With the first of their two third-round picks the Devils selected Kasper Pikkarainen, son of former Devil, Ilkka Pikkarainen. From what we saw from him at development camp was deceptively good speed and crafty stick handling. In the 3-on-3 tournament, he made a handful of nifty plays with the puck, including a nice toe drag to set himself up for a good scoring chance.

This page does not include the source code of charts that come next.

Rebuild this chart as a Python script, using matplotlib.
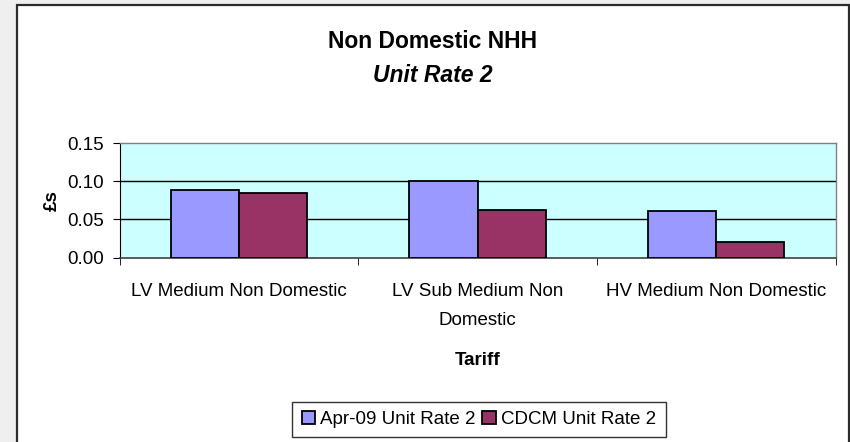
import numpy as np
import matplotlib
matplotlib.use("Agg")
import matplotlib.pyplot as plt
from matplotlib.patches import Rectangle

plt.rcParams['font.family'] = ['Liberation Sans', 'DejaVu Sans']

# data
tariffs = ["LV Medium Non Domestic", "LV Sub Medium Non\nDomestic", "HV Medium Non Domestic"]
apr09 = [0.089, 0.101, 0.061]
cdcm = [0.085, 0.063, 0.021]
series_names = ["Apr-09 Unit Rate 2", "CDCM Unit Rate 2"]
yticks = [0.00, 0.05, 0.10, 0.15]

W, H = 850, 442
fig = plt.figure(figsize=(W / 100, H / 100), dpi=100, facecolor="#EFEFEF")

# white chart panel with dark border
panel = Rectangle((16.5 / W, -0.1), (848.5 - 16.5) / W, 1.1 - 5 / H,
                  transform=fig.transFigure, facecolor="white",
                  edgecolor="#2b2b2b", linewidth=1.6, zorder=-1)
fig.patches.append(panel)

ax = fig.add_axes([119.5 / W, 1 - 257.5 / H, (835.5 - 119.5) / W, (257.5 - 143.3) / H])
ax.set_zorder(1)
ax.set_facecolor("#CCFFFF")

x = np.arange(len(tariffs)) + 0.5
w = 1 / 3.5
ax.bar(x - w / 2, apr09, w, color="#9999FF", edgecolor="black", linewidth=1.3,
       label=series_names[0], zorder=3)
ax.bar(x + w / 2, cdcm, w, color="#993366", edgecolor="black", linewidth=1.3,
       label=series_names[1], zorder=3)

ax.set_xlim(0, len(tariffs))
ax.set_ylim(0, 0.15)
ax.set_yticks(yticks)
ax.set_yticklabels([f"{v:.2f}" for v in yticks], fontsize=13.5)
for v in yticks[1:3]:
    ax.axhline(v, color="black", linewidth=1.0, zorder=1)

ax.set_xticks(x)
ax.set_xticklabels(tariffs, fontsize=13.5, linespacing=1.95)
ax.set_xticks(np.arange(len(tariffs) + 1), minor=True)
ax.tick_params(axis="x", which="major", length=0, pad=18)
ax.tick_params(axis="x", which="minor", length=5, direction="out", color="black")
ax.tick_params(axis="y", length=5, direction="out", pad=6, color="black")

for side in ["top", "right"]:
    ax.spines[side].set_color("#808080")
    ax.spines[side].set_linewidth(1.0)
ax.spines["left"].set_color("black")
ax.spines["bottom"].set_color("#404040")
ax.spines["bottom"].set_linewidth(1.2)

ax.set_xlabel("Tariff", fontsize=13.5, fontweight="bold", labelpad=16.5)
ax.set_ylabel("£s", fontsize=13.5, fontweight="bold", labelpad=5)

fig.text(432.5 / W, 1 - 48 / H, "Non Domestic NHH", ha="center", va="baseline",
         fontsize=16.5, fontweight="bold")
fig.text(432.5 / W, 1 - 82 / H, "Unit Rate 2", ha="center", va="baseline",
         fontsize=16.5, fontweight="bold", fontstyle="italic")

leg = fig.legend(loc="center", bbox_to_anchor=(479 / W, 1 - 419.5 / H), ncol=2,
                 fontsize=13.5, frameon=True, fancybox=False, edgecolor="black",
                 handlelength=0.7, handleheight=0.7, handletextpad=0.3,
                 columnspacing=0.35, borderpad=0.5, borderaxespad=0)
leg.get_frame().set_linewidth(1.0)

fig.savefig("out.png", dpi=100, facecolor=fig.get_facecolor())
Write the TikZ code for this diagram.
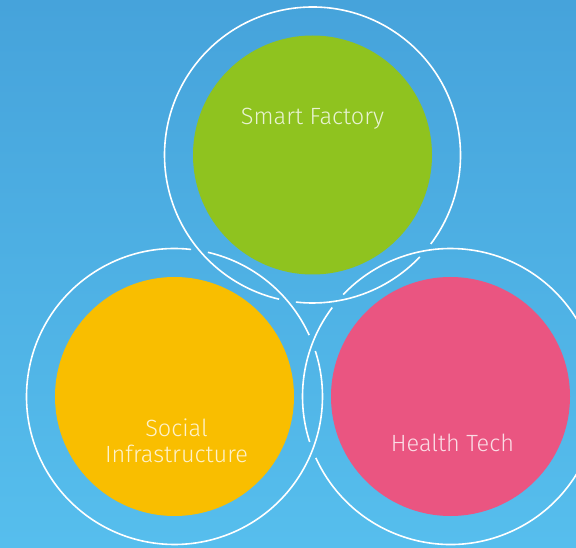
\documentclass[tikz,border=0pt]{standalone}
\usepackage{fontspec}
\setmainfont{Fira Sans Light}
\usetikzlibrary{positioning}

\definecolor{bgtop}{RGB}{70,163,219}
\definecolor{bgbottom}{RGB}{86,190,237}
\definecolor{factorygreen}{RGB}{143,195,31}
\definecolor{socialyellow}{RGB}{249,190,0}
\definecolor{healthpink}{RGB}{234,85,129}

\begin{document}
\begin{tikzpicture}[
            x = 1pt, y = 1pt,
            field/.style={
                circle,
                inner sep = 0pt,
                minimum size = 239pt
            },
            ring/.style = {draw = white, line width = 1.6pt},
            caption/.style = {
                text = white,
                text opacity = 0.8,
                align = center,
                font = \fontsize{23.5}{26}\selectfont
            }
        ]
        \shade[top color = bgtop, bottom color = bgbottom] (0,0) rectangle (576,547);
        \useasboundingbox (0,0) rectangle (576,547);

        \node[field, fill = factorygreen] (factory) at (312.5,392) {};
        \node[field, fill = socialyellow] (social) at (174.5,150.5) {};
        \node[field, fill = healthpink] (health) at (450.5,150.5) {};

        % outer rings, broken where they pass under another ring
        \def\gap{3.3}
        \foreach \c/\a/\b in {factory/260.25/319.74, social/21.2/80.26, health/139.74/201.2} {
            \draw[ring] (\c.center) ++(\a+\gap:148) arc[start angle = \a+\gap, end angle = \b-\gap, radius = 148pt];
            \draw[ring] (\c.center) ++(\b+\gap:148) arc[start angle = \b+\gap, end angle = \a-\gap+360, radius = 148pt];
        }

        \node[caption, anchor = base] (factory_title) at (312.5,422) {Smart Factory};
        \node[caption] (social_title) at (176.5,106) {Social\\Infrastructure};
        \node[caption, anchor = base] (health_title) at (452.5,95.5) {Health Tech};
    \end{tikzpicture}
\end{document}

He’ll have the chance to play full-time in Liiga next season or possibly in the WHL with Red Deer which should help with his development. The question is if there’s enough offensive upside to translate to the NHL. Some scouts see him max out as a complimentary bottom-six winger. Pikkarainen has the size, skating, and shot, but whether or not he has the other intangibles is the question. I like players like his countryman Lenni Hameenaho or even their second third-round pick more than Pikkarainen, but I could see him cracking the lineup after a few years in Liiga and in the AHL.

Grade: C

Round 3, Pick 91: Herman Traff, RW, HV71 (SHL)

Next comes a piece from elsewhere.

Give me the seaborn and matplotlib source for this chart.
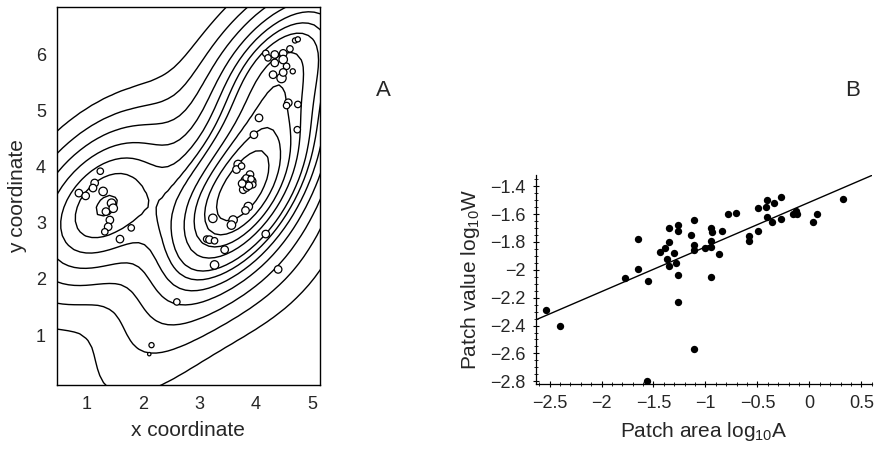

Admittedly, I didn’t know much about Herman Traff when they selected him out of HV71. However, after watching some tape and seeing him live at development camp he’s begun to look like a steal late in the third round. What stands out about Traff is how well he moves for someone who’s 6-foot-3, 215 pounds. During the 3-on-3 tournament, he was flying around the ice despite the small space to work with. He picks up the puck and gains speed through his edges and is tough to handle because he has size.

His skating is what will earn him a shot in the NHL down the line. Similar to Pikkarainen, Traff will have time on his side. It looks like he’ll be taking the jump to the SHL full-time next season which should help his development move along. He can take as much time as he needs in the SHL and AHL to round out the rest of his game, but what we’ve seen so far from Traff is encouraging. The Devils did a great job adding two big right-shot right-wingers into the pipeline, with Traff just ahead of Pikkarainen.

Grade: B-

Round 5, Pick 139: Max Graham, C, Kelowna (WHL)

The Max Graham selection was a bit of a head scratcher considering there were more dynamic forwards available such as Mississauga’s Luke Misa and Baie Comeau’s Justin Poirier. Graham is a double over-ager, meaning he’s been passed over in the draft twice and is 20 years old. He posted a career-high 42 points in 67 games this year and did have a good playoff performance for Kelowna, scoring eight points in 11 games.

However, Graham didn’t stand out much at development camp and the numbers show he doesn’t boast much offense. He has good size at 6-foot-3, 205 pounds. What the Devils probably see in Graham is a big kid who added physicality to his game this season; jumping from 65 penalty minutes in 2022-23 to 135 penalty minutes in 2023-24. His chances at cracking the Devils NHL roster are slim, and he likely maxes out as a helpful hand in the AHL.

Grade: D

Round 5, Pick 146: Veeti Louhivaara, G, JYP (Liiga)

The Devils went back to the goalie well for Veeti Louhivaara with their second fifth-round selection. Louhivaara ended as NHL Central Scouting’s 11th International goalie, however, he reached as high as five in the midterm rankings. Playing primarily for JYP’s under-20 team, Louhivaara put up adequate numbers last season. He is slated to play for JYP in Liiga next season which should help him develop as he sees pro competition.

What I liked about Louhivaara from his live viewings is that he was unnoticeable. He didn’t let in any soft goals during the 3-on-3 and made the routine saves. What Louhivaara has going against him is the sudden logjam of goalie prospects the Devils now have. Nico Daws, Isaac Poulter, Jakub Malek, Tyler Brennan, and now Mikhail Yegorov are all ahead of him in the pipeline. Louhivaara may end up a solid goalie prospect, but there could end up being no room left for him.

Grade: C-

Round 6, Pick 171: Matyas Melovsky, C, Baie-Comeau (QMJHL)

With their final pick, the Devils took yet another over-ager, this time Matyas Melovsky of Baie-Comeau. Unlike Max Graham, Melovsky looks like a potential hidden gem. He tripled his goal production over the past year from six to 18 and put up 60 points in 53 games. What stands out on the counting stats is his 11 points in seven games for Team Czechia at the World Junior Championships.

Melovsky stood out at the 3-on-3 tournament for a different reason than most. Typically it’s the flashy stickhandling and finesse plays that get your attention, but Melovsky was hounding the puck carrier the entire time. From first view, Melovsky looks like a high-motor player, which goes a long way in getting a crack at an NHL spot. He’ll have to fight off a ton of competition, but with the lack of center prospects within the Devils system, Melovsky has a better shot than most sixth-round picks.

Grade: B-

Devils 2024 NHL Draft Grades

Overall, the Devils put a big emphasis on getting players with size. No one that they drafted is smaller than 6-foot-2. Silayev gives them another potential elite defenseman, and at worst a steady, mobile, defensive-defenseman. Yegorov offers them the best chance at hitting it big with a goalie prospect. Elite athleticism and a very good development path should help him become a high-end goalie prospect. Pikkarainen and Traff add some more size and speed on the wings, with Traff having the slight edge. Graham was the one real surprise pick considering the other higher potential forwards available. Louhivaara will be fun to follow in Liiga but has a tough path to professional North American hockey. Finally, Melovsky could be a high-energy player who wills himself to a 4C role sometime in the future. A bet worth taking in the sixth round.